### Given material:
--------------------------------
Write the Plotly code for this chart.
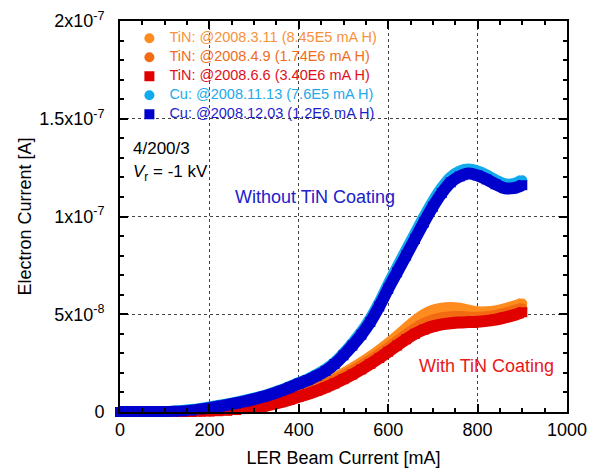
import plotly.graph_objects as go

# Beam current grid [mA]
beam_current = [0, 20, 40, 60, 80, 100, 120, 140, 160, 180, 200, 220, 240, 260, 280, 300,
                320, 340, 360, 380, 400, 420, 440, 460, 480, 500, 520, 540, 560, 580, 600,
                620, 640, 660, 680, 700, 720, 740, 760, 780, 800, 820, 840, 860, 880, 900]

# Electron current in units of 1e-8 A
tin_0311 = [0, 0, 0, 0, 0, 0, 0, 0, 0.01, 0.02, 0.04, 0.07, 0.1, 0.15, 0.22, 0.3,
            0.4, 0.52, 0.65, 0.8, 0.96, 1.12, 1.3, 1.5, 1.72, 1.96, 2.22, 2.5, 2.8, 3.13, 3.48,
            3.86, 4.26, 4.64, 4.96, 5.18, 5.29, 5.32, 5.28, 5.18, 5.1, 5.1, 5.15, 5.25, 5.38, 5.55]
tin_0409 = [0, 0, 0, 0, 0, 0, 0, 0, 0.01, 0.02, 0.03, 0.06, 0.09, 0.14, 0.2, 0.27,
            0.36, 0.47, 0.59, 0.73, 0.88, 1.04, 1.21, 1.4, 1.61, 1.84, 2.08, 2.35, 2.63, 2.93, 3.25,
            3.59, 3.93, 4.24, 4.5, 4.68, 4.8, 4.85, 4.86, 4.83, 4.82, 4.85, 4.92, 5.02, 5.15, 5.3]
tin_0606 = [0, 0, 0, 0, 0, 0, 0, 0, 0, 0.01, 0.02, 0.04, 0.06, 0.1, 0.15, 0.21,
            0.29, 0.39, 0.5, 0.63, 0.78, 0.92, 1.08, 1.26, 1.46, 1.68, 1.92, 2.18, 2.46, 2.76, 3.08,
            3.4, 3.72, 4.0, 4.22, 4.38, 4.48, 4.54, 4.58, 4.6, 4.62, 4.66, 4.73, 4.83, 4.95, 5.1]
cu_1113 = [0, 0, 0, 0, 0, 0, 0.02, 0.05, 0.1, 0.16, 0.23, 0.31, 0.39, 0.48, 0.58, 0.69,
           0.81, 0.95, 1.11, 1.29, 1.48, 1.67, 1.9, 2.17, 2.52, 2.98, 3.5, 4.07, 4.75, 5.57, 6.5,
           7.38, 8.25, 9.1, 9.95, 10.75, 11.45, 12.0, 12.3, 12.4, 12.3, 12.1, 11.85, 11.65, 11.65, 11.85]
cu_1203 = [0, 0, 0, 0, 0, 0, 0.01, 0.03, 0.07, 0.13, 0.2, 0.28, 0.36, 0.45, 0.55, 0.66,
           0.78, 0.92, 1.08, 1.26, 1.45, 1.63, 1.85, 2.1, 2.45, 2.9, 3.4, 3.95, 4.6, 5.4, 6.3,
           7.15, 8.0, 8.85, 9.7, 10.5, 11.2, 11.75, 12.05, 12.2, 12.1, 11.9, 11.65, 11.45, 11.45, 11.6]

series_names = ["TiN: @2008.3.11 (8.45E5 mA H)", "TiN: @2008.4.9 (1.74E6 mA H)",
                "TiN: @2008.6.6 (3.40E6 mA H)", "Cu: @2008.11.13 (7.6E5 mA H)",
                "Cu: @2008.12.03 (1.2E6 mA H)"]
series_values = [tin_0311, tin_0409, tin_0606, cu_1113, cu_1203]
marker_colors = ["#FF8C1E", "#F26A12", "#E00000", "#10AAEE", "#0000CC"]
text_colors = ["#F7923C", "#EF6E1E", "#E0101A", "#22AAE8", "#1E1ECC"]
symbols = ["circle", "circle", "square", "circle", "square"]

y_tickvals = [0, 5e-8, 1e-7, 1.5e-7, 2e-7]
y_ticktext = ["0", "5x10<sup>-8</sup>", "1x10<sup>-7</sup>", "1.5x10<sup>-7</sup>", "2x10<sup>-7</sup>"]
x_tickvals = [0, 200, 400, 600, 800, 1000]

FONT = "Arial, Liberation Sans, sans-serif"

fig = go.Figure()
for name, vals, mc, tc, sym in zip(series_names, series_values, marker_colors, text_colors, symbols):
    yv = [v * 1e-8 for v in vals]
    fig.add_trace(go.Scatter(x=beam_current, y=yv, mode="lines",
                             line=dict(color=mc, width=12, shape="spline"),
                             showlegend=False, hoverinfo="skip", cliponaxis=False))
    fig.add_trace(go.Scatter(x=beam_current, y=yv, mode="markers",
                             marker=dict(color=mc, size=10, symbol=sym, line=dict(width=0)),
                             name='<span style="font-size:14.5px;color:%s">%s</span>' % (tc, name),
                             cliponaxis=False))

axis_common = dict(showline=True, linecolor="black", linewidth=2, mirror="ticks",
                   ticks="inside", ticklen=8, tickwidth=1.5, tickcolor="black",
                   showgrid=True, gridcolor="#444444", griddash="dot", gridwidth=1,
                   zeroline=False, tickfont=dict(family=FONT, size=18, color="black"))

fig.update_xaxes(range=[0, 1000], tickvals=x_tickvals,
                 minor=dict(ticks="inside", ticklen=4, dtick=50, tick0=0, tickcolor="black", showgrid=False),
                 title=dict(text="LER Beam Current [mA]", font=dict(family=FONT, size=18, color="black"), standoff=13),
                 **axis_common)
fig.update_yaxes(range=[0, 2e-7], tickvals=y_tickvals, ticktext=y_ticktext, ticklabelstandoff=10,
                 minor=dict(ticks="inside", ticklen=4, dtick=1e-8, tick0=0, tickcolor="black", showgrid=False),
                 title=dict(text="Electron Current [A]", font=dict(family=FONT, size=18, color="black"), standoff=3),
                 **axis_common)

annotations = [
    dict(text="4/200/3", x=0.024, y=0.675, xanchor="left", yanchor="middle",
         font=dict(family=FONT, size=17, color="black")),
    dict(text="<i>V</i><sub>r</sub> = -1 kV", x=0.024, y=0.61, xanchor="left", yanchor="middle",
         font=dict(family=FONT, size=17, color="black")),
    dict(text="Without TiN Coating", x=0.436, y=0.55, xanchor="center", yanchor="middle",
         font=dict(family=FONT, size=18, color="#2020CC")),
    dict(text="With TiN Coating", x=0.82, y=0.118, xanchor="center", yanchor="middle",
         font=dict(family=FONT, size=18, color="#E81818")),
]
for a in annotations:
    a.update(xref="paper", yref="paper", showarrow=False)

# white panel behind the legend hides the gridlines there (drawn between grid and data)
legend_panel = dict(type="rect", xref="paper", yref="paper", x0=0.004, x1=0.597, y0=0.745, y1=0.996,
                    fillcolor="white", line=dict(width=0), layer="between")

# the page body adds an 8px offset, so margins are compensated
fig.update_layout(
    width=597, height=470,
    margin=dict(l=112, r=38, t=13, b=66, autoexpand=False),
    plot_bgcolor="white", paper_bgcolor="white",
    annotations=annotations,
    shapes=[legend_panel],
    legend=dict(x=0.021, y=0.993, xanchor="left", yanchor="top", bgcolor="rgba(0,0,0,0)",
                borderwidth=0, font=dict(family=FONT, size=10, color="black"),
                itemwidth=30, tracegroupgap=0),
    showlegend=True,
)

fig.write_html("out.html")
--------------------------------
### Requirements:
Each line of the data is to be duplicated exactly; pictures stay out of the copy.

### Answer to this problem:
Write the Plotly code for this chart.
import plotly.graph_objects as go

# Beam current grid [mA]
beam_current = [0, 20, 40, 60, 80, 100, 120, 140, 160, 180, 200, 220, 240, 260, 280, 300,
                320, 340, 360, 380, 400, 420, 440, 460, 480, 500, 520, 540, 560, 580, 600,
                620, 640, 660, 680, 700, 720, 740, 760, 780, 800, 820, 840, 860, 880, 900]

# Electron current in units of 1e-8 A
tin_0311 = [0, 0, 0, 0, 0, 0, 0, 0, 0.01, 0.02, 0.04, 0.07, 0.1, 0.15, 0.22, 0.3,
            0.4, 0.52, 0.65, 0.8, 0.96, 1.12, 1.3, 1.5, 1.72, 1.96, 2.22, 2.5, 2.8, 3.13, 3.48,
            3.86, 4.26, 4.64, 4.96, 5.18, 5.29, 5.32, 5.28, 5.18, 5.1, 5.1, 5.15, 5.25, 5.38, 5.55]
tin_0409 = [0, 0, 0, 0, 0, 0, 0, 0, 0.01, 0.02, 0.03, 0.06, 0.09, 0.14, 0.2, 0.27,
            0.36, 0.47, 0.59, 0.73, 0.88, 1.04, 1.21, 1.4, 1.61, 1.84, 2.08, 2.35, 2.63, 2.93, 3.25,
            3.59, 3.93, 4.24, 4.5, 4.68, 4.8, 4.85, 4.86, 4.83, 4.82, 4.85, 4.92, 5.02, 5.15, 5.3]
tin_0606 = [0, 0, 0, 0, 0, 0, 0, 0, 0, 0.01, 0.02, 0.04, 0.06, 0.1, 0.15, 0.21,
            0.29, 0.39, 0.5, 0.63, 0.78, 0.92, 1.08, 1.26, 1.46, 1.68, 1.92, 2.18, 2.46, 2.76, 3.08,
            3.4, 3.72, 4.0, 4.22, 4.38, 4.48, 4.54, 4.58, 4.6, 4.62, 4.66, 4.73, 4.83, 4.95, 5.1]
cu_1113 = [0, 0, 0, 0, 0, 0, 0.02, 0.05, 0.1, 0.16, 0.23, 0.31, 0.39, 0.48, 0.58, 0.69,
           0.81, 0.95, 1.11, 1.29, 1.48, 1.67, 1.9, 2.17, 2.52, 2.98, 3.5, 4.07, 4.75, 5.57, 6.5,
           7.38, 8.25, 9.1, 9.95, 10.75, 11.45, 12.0, 12.3, 12.4, 12.3, 12.1, 11.85, 11.65, 11.65, 11.85]
cu_1203 = [0, 0, 0, 0, 0, 0, 0.01, 0.03, 0.07, 0.13, 0.2, 0.28, 0.36, 0.45, 0.55, 0.66,
           0.78, 0.92, 1.08, 1.26, 1.45, 1.63, 1.85, 2.1, 2.45, 2.9, 3.4, 3.95, 4.6, 5.4, 6.3,
           7.15, 8.0, 8.85, 9.7, 10.5, 11.2, 11.75, 12.05, 12.2, 12.1, 11.9, 11.65, 11.45, 11.45, 11.6]

series_names = ["TiN: @2008.3.11 (8.45E5 mA H)", "TiN: @2008.4.9 (1.74E6 mA H)",
                "TiN: @2008.6.6 (3.40E6 mA H)", "Cu: @2008.11.13 (7.6E5 mA H)",
                "Cu: @2008.12.03 (1.2E6 mA H)"]
series_values = [tin_0311, tin_0409, tin_0606, cu_1113, cu_1203]
marker_colors = ["#FF8C1E", "#F26A12", "#E00000", "#10AAEE", "#0000CC"]
text_colors = ["#F7923C", "#EF6E1E", "#E0101A", "#22AAE8", "#1E1ECC"]
symbols = ["circle", "circle", "square", "circle", "square"]

y_tickvals = [0, 5e-8, 1e-7, 1.5e-7, 2e-7]
y_ticktext = ["0", "5x10<sup>-8</sup>", "1x10<sup>-7</sup>", "1.5x10<sup>-7</sup>", "2x10<sup>-7</sup>"]
x_tickvals = [0, 200, 400, 600, 800, 1000]

FONT = "Arial, Liberation Sans, sans-serif"

fig = go.Figure()
for name, vals, mc, tc, sym in zip(series_names, series_values, marker_colors, text_colors, symbols):
    yv = [v * 1e-8 for v in vals]
    fig.add_trace(go.Scatter(x=beam_current, y=yv, mode="lines",
                             line=dict(color=mc, width=12, shape="spline"),
                             showlegend=False, hoverinfo="skip", cliponaxis=False))
    fig.add_trace(go.Scatter(x=beam_current, y=yv, mode="markers",
                             marker=dict(color=mc, size=10, symbol=sym, line=dict(width=0)),
                             name='<span style="font-size:14.5px;color:%s">%s</span>' % (tc, name),
                             cliponaxis=False))

axis_common = dict(showline=True, linecolor="black", linewidth=2, mirror="ticks",
                   ticks="inside", ticklen=8, tickwidth=1.5, tickcolor="black",
                   showgrid=True, gridcolor="#444444", griddash="dot", gridwidth=1,
                   zeroline=False, tickfont=dict(family=FONT, size=18, color="black"))

fig.update_xaxes(range=[0, 1000], tickvals=x_tickvals,
                 minor=dict(ticks="inside", ticklen=4, dtick=50, tick0=0, tickcolor="black", showgrid=False),
                 title=dict(text="LER Beam Current [mA]", font=dict(family=FONT, size=18, color="black"), standoff=13),
                 **axis_common)
fig.update_yaxes(range=[0, 2e-7], tickvals=y_tickvals, ticktext=y_ticktext, ticklabelstandoff=10,
                 minor=dict(ticks="inside", ticklen=4, dtick=1e-8, tick0=0, tickcolor="black", showgrid=False),
                 title=dict(text="Electron Current [A]", font=dict(family=FONT, size=18, color="black"), standoff=3),
                 **axis_common)

annotations = [
    dict(text="4/200/3", x=0.024, y=0.675, xanchor="left", yanchor="middle",
         font=dict(family=FONT, size=17, color="black")),
    dict(text="<i>V</i><sub>r</sub> = -1 kV", x=0.024, y=0.61, xanchor="left", yanchor="middle",
         font=dict(family=FONT, size=17, color="black")),
    dict(text="Without TiN Coating", x=0.436, y=0.55, xanchor="center", yanchor="middle",
         font=dict(family=FONT, size=18, color="#2020CC")),
    dict(text="With TiN Coating", x=0.82, y=0.118, xanchor="center", yanchor="middle",
         font=dict(family=FONT, size=18, color="#E81818")),
]
for a in annotations:
    a.update(xref="paper", yref="paper", showarrow=False)

# white panel behind the legend hides the gridlines there (drawn between grid and data)
legend_panel = dict(type="rect", xref="paper", yref="paper", x0=0.004, x1=0.597, y0=0.745, y1=0.996,
                    fillcolor="white", line=dict(width=0), layer="between")

# the page body adds an 8px offset, so margins are compensated
fig.update_layout(
    width=597, height=470,
    margin=dict(l=112, r=38, t=13, b=66, autoexpand=False),
    plot_bgcolor="white", paper_bgcolor="white",
    annotations=annotations,
    shapes=[legend_panel],
    legend=dict(x=0.021, y=0.993, xanchor="left", yanchor="top", bgcolor="rgba(0,0,0,0)",
                borderwidth=0, font=dict(family=FONT, size=10, color="black"),
                itemwidth=30, tracegroupgap=0),
    showlegend=True,
)

fig.write_html("out.html")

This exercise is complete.